Professor Disney said simply welcoming bloggers could mean a tougher bid for privileges for all journalists if bloggers flooded the industry.
“There’s a real danger that this could be an illusory victory in that it actually extends the meaning of journalists so much that the privileges and incentives are cut back accordingly,” he said.
“If we keep that broad definition we’re going to be in trouble, because the people who give those privileges” – from courts to government ministers to corporations – “aren’t going to be willing to give them to journalists, full stop.”
He cited shield law cases in Western Australia which, along with NSW, follows a narrower definition of a journalist as somebody “engaged in the profession or occupation of journalism”, where bloggers have been denied the right to protect their sources.
“There is going to have to be ‘Journalists Plus’ – there’s going to have to be something else about them that qualifies them.”

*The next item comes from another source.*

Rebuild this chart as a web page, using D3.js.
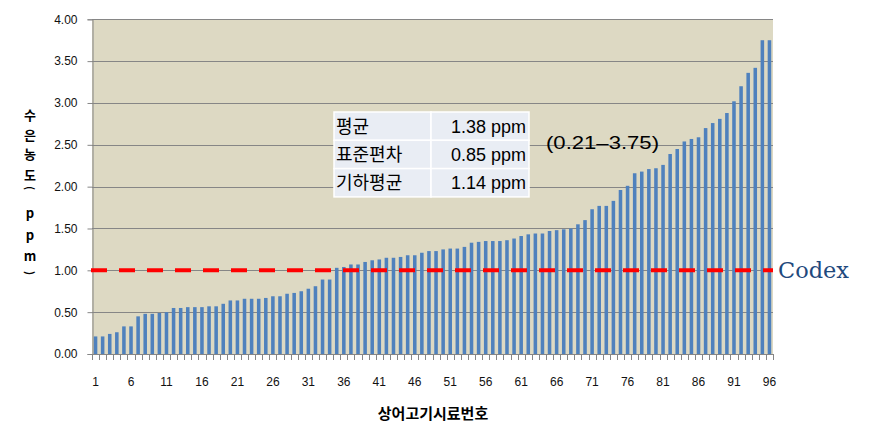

A solution could be the establishment of a basic training requirement that would put all journalists, including bloggers, on a level playing field of rights and responsiblities, Professor Disney suggested. They could thus be categorised according to their needs – before other institutions devised their own potentially unbalanced or onerous criteria.
“If we don’t do that, the courts, for example, might come up with their own definitions or just decide things on a case by case basis and that might be quite capricious,” he said. “A blogger who is a very serious coverer of the courts might be kept out because they’re a little more feisty than the courts might like, which would be a bad thing.”